You have a broken picture frame ? Lets hammer it back.

You overcooked your rice ? Lets hammer it down.

Your car has a puncture ? Lets hammer it down too.

The MAS issue looks like a financial problem. And it is tempting to ask a bean counter to solve it.

But we think it HIDES lots of other issues. Bean counters will not be able to see it.

And throwing more bean counters into it...itu...what's that word ?.. bahalol namanya !

Anonymous said...

I just read a front-page report "IATA forecasts record profits for airlines as fuel costs dive" (Singapore Business Times (www.businesstimes.com.sg) December 11, 2014).

Key points:

- the world's airlines are expected to chalk up a record net profit of US$19.9 billion this year (lifted by slumping oil prices and stronger global GDP growth)

- revenues this year will total US$751 billion, translating to a still-slim net profit margin of 2.7 per cent, according to Iata chief Tony Tyler

- following a period of consolidation, US airlines are by far expected to turn in the strongest performance this year, with a net profit of US$11.9 billion. Asia-Pacific airlines will be the second-best performers by region, with US$3.5 billion

- oil prices have come down about 20 per cent from last year. Brent crude is expected to fall to about US$85 per barrel next year; this year's average was US$101.40 per barrel

- jet fuel prices are expected to average US$99.90 per barrel in 2015, down from this year's average of US$116.60 per barrel

- the airline industrywide jet fuel bill for 2015 is expected to be US$192 billion (about 26 per cent of total costs)

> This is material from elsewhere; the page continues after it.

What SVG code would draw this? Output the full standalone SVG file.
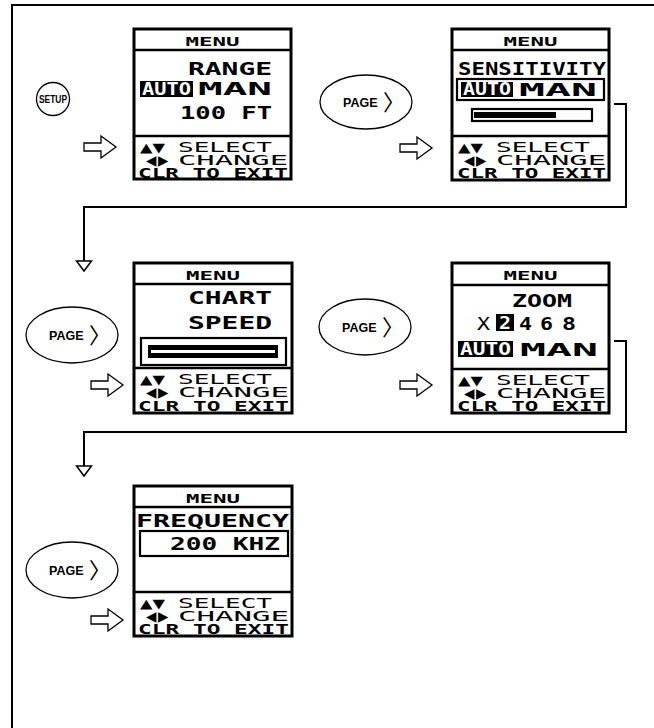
<svg xmlns="http://www.w3.org/2000/svg" width="654" height="728" viewBox="0 0 654 728">
<style>
.scr{fill:#fff;stroke:#000;stroke-width:3}
.dv{stroke:#000;stroke-width:2.5}
.bx{fill:none;stroke:#000;stroke-width:2.2}
.lcd{font-family:"DejaVu Sans Mono",monospace;font-weight:bold;fill:#000}
.big{font-size:18px}
.sm{font-size:13.5px}
.sym{font-family:"DejaVu Sans",sans-serif;font-size:13px;fill:#000}
.lr{font-family:"DejaVu Sans",sans-serif;font-size:13.5px;fill:#000}
.thin{font-weight:normal}
.mn{font-size:12px;text-anchor:middle}
.inv{fill:#fff}
.key{fill:#fff;stroke:#000;stroke-width:1.3}
.kt{font-family:"Liberation Sans",Arial,sans-serif;font-weight:bold;fill:#000}
.br{font-family:"Noto Sans CJK SC",sans-serif;font-size:22px;fill:#000}
.conn{fill:none;stroke:#000;stroke-width:2}
.ha{fill:#fff;stroke:#000;stroke-width:1.3}
</style>
<defs>
<path id="harrow" class="ha" d="M0,-4 H17 V-11 L32,0 L17,11 V4 H0 Z"/>
<marker id="tri" markerUnits="userSpaceOnUse" viewBox="-11 -9 12 18" markerWidth="12" markerHeight="18" refX="0" refY="0" orient="auto">
<path d="M-10,-7.5 L-10,7.5 L0,0 Z" fill="#fff" stroke="#000" stroke-width="1.6"/>
</marker>
</defs>
<rect width="654" height="728" fill="#fff"/>
<path d="M12,728 V5 H654" fill="none" stroke="#000" stroke-width="2"/>

<g id="connectors">
<path class="conn" d="M614,104 H626 V207 H84 V271" marker-end="url(#tri)"/>
<path class="conn" d="M614,341 H626 V432 H84 V476" marker-end="url(#tri)"/>
<use href="#harrow" x="84" y="147"/>
<use href="#harrow" x="400" y="148"/>
<use href="#harrow" x="91" y="385"/>
<use href="#harrow" x="400" y="385"/>
<use href="#harrow" x="91" y="620"/>
</g>

<g id="key-setup">
<circle class="key" cx="53" cy="99" r="16.5"/>
<text class="kt" x="53" y="102.5" font-size="10" text-anchor="middle" textLength="28" lengthAdjust="spacingAndGlyphs">SETUP</text>
</g>
<g id="key-page-1">
<ellipse class="key" cx="366" cy="102" rx="46" ry="27"/>
<text class="kt" x="343" y="107" font-size="12.5">PAGE</text>
<text class="br" x="383" y="110">〉</text>
</g>
<g id="key-page-2">
<ellipse class="key" cx="72" cy="335" rx="46" ry="28"/>
<text class="kt" x="49" y="340" font-size="12.5">PAGE</text>
<text class="br" x="89" y="343">〉</text>
</g>
<g id="key-page-3">
<ellipse class="key" cx="365" cy="327" rx="46" ry="28"/>
<text class="kt" x="342" y="332" font-size="12.5">PAGE</text>
<text class="br" x="382" y="335">〉</text>
</g>
<g id="key-page-4">
<ellipse class="key" cx="72" cy="570" rx="46" ry="28"/>
<text class="kt" x="49" y="575" font-size="12.5">PAGE</text>
<text class="br" x="89" y="578">〉</text>
</g>

<g id="screen-range" transform="translate(134,29)">
<rect class="scr" x="0" y="0" width="157" height="150"/>
<line class="dv" x1="0" y1="21" x2="157" y2="21"/>
<line class="dv" x1="0" y1="107" x2="157" y2="107"/>
<text class="lcd mn" x="78.5" y="16.5" textLength="54" lengthAdjust="spacingAndGlyphs">MENU</text>
<text class="lcd big" x="54" y="45.5" textLength="84" lengthAdjust="spacingAndGlyphs">RANGE</text>
<rect x="6" y="52" width="53" height="16" fill="#000"/>
<text class="lcd big inv" x="8" y="65.5" textLength="49" lengthAdjust="spacingAndGlyphs">AUTO</text>
<text class="lcd big" x="64" y="65.5" textLength="74" lengthAdjust="spacingAndGlyphs">MAN</text>
<text class="lcd big" x="46" y="89.5" textLength="92" lengthAdjust="spacingAndGlyphs">100 FT</text>
<text class="sym" x="6" y="123" textLength="25" lengthAdjust="spacingAndGlyphs">▲▼</text>
<text class="lcd sm thin" x="44" y="123" textLength="94" lengthAdjust="spacingAndGlyphs">SELECT</text>
<text class="lr" x="12" y="136">◀</text><text class="lr" x="24" y="136">▶</text>
<text class="lcd sm thin" x="44" y="136" textLength="110" lengthAdjust="spacingAndGlyphs">CHANGE</text>
<text class="lcd sm" x="4" y="148.5" textLength="150" lengthAdjust="spacingAndGlyphs">CLR TO EXIT</text>
</g>

<g id="screen-sensitivity" transform="translate(452,29)">
<rect class="scr" x="0" y="0" width="157" height="151"/>
<line class="dv" x1="0" y1="21" x2="157" y2="21"/>
<line class="dv" x1="0" y1="107" x2="157" y2="107"/>
<text class="lcd mn" x="78.5" y="16.5" textLength="54" lengthAdjust="spacingAndGlyphs">MENU</text>
<text class="lcd big" x="6" y="45.5" textLength="148" lengthAdjust="spacingAndGlyphs">SENSITIVITY</text>
<rect class="bx" x="5" y="50" width="147" height="21"/>
<rect x="9" y="53" width="52" height="15" fill="#000"/>
<text class="lcd big inv" x="11" y="66" textLength="48" lengthAdjust="spacingAndGlyphs">AUTO</text>
<text class="lcd big" x="67" y="66.5" textLength="78" lengthAdjust="spacingAndGlyphs">MAN</text>
<rect class="bx" x="20" y="80" width="120" height="12"/>
<rect x="22" y="83" width="82" height="6" fill="#000"/>
<text class="sym" x="6" y="123" textLength="25" lengthAdjust="spacingAndGlyphs">▲▼</text>
<text class="lcd sm thin" x="44" y="123" textLength="94" lengthAdjust="spacingAndGlyphs">SELECT</text>
<text class="lr" x="12" y="136">◀</text><text class="lr" x="24" y="136">▶</text>
<text class="lcd sm thin" x="44" y="136" textLength="110" lengthAdjust="spacingAndGlyphs">CHANGE</text>
<text class="lcd sm" x="5" y="149" textLength="149" lengthAdjust="spacingAndGlyphs">CLR TO EXIT</text>
</g>

<g id="screen-chart-speed" transform="translate(134,263)">
<rect class="scr" x="0" y="0" width="158" height="150"/>
<line class="dv" x1="0" y1="21" x2="158" y2="21"/>
<line class="dv" x1="0" y1="105" x2="158" y2="105"/>
<text class="lcd mn" x="79" y="16.5" textLength="54" lengthAdjust="spacingAndGlyphs">MENU</text>
<text class="lcd big" x="54" y="40.5" textLength="84" lengthAdjust="spacingAndGlyphs">CHART</text>
<text class="lcd big" x="54" y="65.5" textLength="84" lengthAdjust="spacingAndGlyphs">SPEED</text>
<rect class="bx" x="7" y="75" width="145" height="27"/>
<rect x="14" y="82" width="130" height="13" fill="#000"/>
<rect x="17" y="87" width="124" height="3" fill="#fff"/>
<text class="sym" x="6" y="121" textLength="25" lengthAdjust="spacingAndGlyphs">▲▼</text>
<text class="lcd sm thin" x="44" y="121" textLength="94" lengthAdjust="spacingAndGlyphs">SELECT</text>
<text class="lr" x="12" y="134">◀</text><text class="lr" x="24" y="134">▶</text>
<text class="lcd sm thin" x="44" y="134" textLength="111" lengthAdjust="spacingAndGlyphs">CHANGE</text>
<text class="lcd sm" x="4" y="147.5" textLength="151" lengthAdjust="spacingAndGlyphs">CLR TO EXIT</text>
</g>

<g id="screen-zoom" transform="translate(452,263)">
<rect class="scr" x="0" y="0" width="157" height="150"/>
<line class="dv" x1="0" y1="22" x2="157" y2="22"/>
<line class="dv" x1="0" y1="106" x2="157" y2="106"/>
<text class="lcd mn" x="78.5" y="17" textLength="54" lengthAdjust="spacingAndGlyphs">MENU</text>
<text class="lcd big" x="60" y="43.5" textLength="60" lengthAdjust="spacingAndGlyphs">ZOOM</text>
<text class="lcd big thin" x="25" y="66.5" textLength="13" lengthAdjust="spacingAndGlyphs">X</text>
<rect x="44" y="51" width="18" height="17" fill="#000"/>
<text class="lcd big inv" x="47" y="66" textLength="12" lengthAdjust="spacingAndGlyphs">2</text>
<text class="lcd big" x="67" y="66.5" textLength="13" lengthAdjust="spacingAndGlyphs">4</text>
<text class="lcd big" x="88" y="66.5" textLength="13" lengthAdjust="spacingAndGlyphs">6</text>
<text class="lcd big" x="110" y="66.5" textLength="14" lengthAdjust="spacingAndGlyphs">8</text>
<rect x="6" y="78" width="55" height="16" fill="#000"/>
<text class="lcd big inv" x="8" y="92" textLength="51" lengthAdjust="spacingAndGlyphs">AUTO</text>
<text class="lcd big" x="68" y="92.5" textLength="78" lengthAdjust="spacingAndGlyphs">MAN</text>
<text class="sym" x="6" y="122" textLength="25" lengthAdjust="spacingAndGlyphs">▲▼</text>
<text class="lcd sm thin" x="44" y="122" textLength="94" lengthAdjust="spacingAndGlyphs">SELECT</text>
<text class="lr" x="12" y="135">◀</text><text class="lr" x="24" y="135">▶</text>
<text class="lcd sm thin" x="44" y="135" textLength="110" lengthAdjust="spacingAndGlyphs">CHANGE</text>
<text class="lcd sm" x="5" y="148" textLength="149" lengthAdjust="spacingAndGlyphs">CLR TO EXIT</text>
</g>

<g id="screen-frequency" transform="translate(134,486)">
<rect class="scr" x="0" y="0" width="158" height="150"/>
<line class="dv" x1="0" y1="21" x2="158" y2="21"/>
<line class="dv" x1="0" y1="106" x2="158" y2="106"/>
<text class="lcd mn" x="79" y="16.5" textLength="54" lengthAdjust="spacingAndGlyphs">MENU</text>
<text class="lcd big" x="2" y="40.5" textLength="153" lengthAdjust="spacingAndGlyphs">FREQUENCY</text>
<rect class="bx" x="6" y="45" width="148" height="25"/>
<text class="lcd big" x="36" y="64" textLength="110" lengthAdjust="spacingAndGlyphs">200 KHZ</text>
<text class="sym" x="6" y="122" textLength="25" lengthAdjust="spacingAndGlyphs">▲▼</text>
<text class="lcd sm thin" x="44" y="122" textLength="94" lengthAdjust="spacingAndGlyphs">SELECT</text>
<text class="lr" x="12" y="135">◀</text><text class="lr" x="24" y="135">▶</text>
<text class="lcd sm thin" x="44" y="135" textLength="111" lengthAdjust="spacingAndGlyphs">CHANGE</text>
<text class="lcd sm" x="4" y="148" textLength="151" lengthAdjust="spacingAndGlyphs">CLR TO EXIT</text>
</g>
</svg>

- fuel hedging means that it will take some time for lower jet fuel prices to filter down to the bottom line, which means that travellers will have to wait for lower air fares.

- some Asian airlines could find themselves getting burnt by the lower jet fuel prices because of wrong-way hedging. SIA, for instance, has hedged 65.3 per cent of its fuel needs at about US$116 per barrel for the six months to March 2015

- the good news for the airline industry's investors is the return on invested capital will rise to 6.1 per cent this year and 7 per cent in 2015

- according to Mr Tyler's remarks at the recent Iata Global Media Day: "The industry's story is largely positive, but there are a number of risks in today's global environment - political unrest, conflicts and some weak regional economies among them. A 3.2 per cent net profit margin does not leave much room for a deterioration in the external environment before profits are hit."

- North American airlines will remain the strongest performers next year with expected profits of US$13.2 billion

- Asia-Pacific airlines will net about US$5 billion in profits next year, driven by a pick-up in the cargo market and easing fuel expenses

Anonymous said...

How did the US airlines manage to rack up such a strong performance this year, with an estimated net profit of US$11.9 billion, according to Iata?

The magic phrase is "a period of consolidation".

Meaning what?

Simply this: an unwavering focus on costs. Rightsizing (or downsizing) their workforces. Axing marginal and unprofitable routes and destinations. Taking on the unions and forcing pilots, cabin crew and tech staff to accept lower pay and reduced benefits. Cutting back on inflight "frills", while spending big money to upgrade their premium cabins and service.

It needed the "bean counters" and seasoned industry professionals to be able to do this.

Not half-past-six politicians, bureaucrats and wannabe nationalists!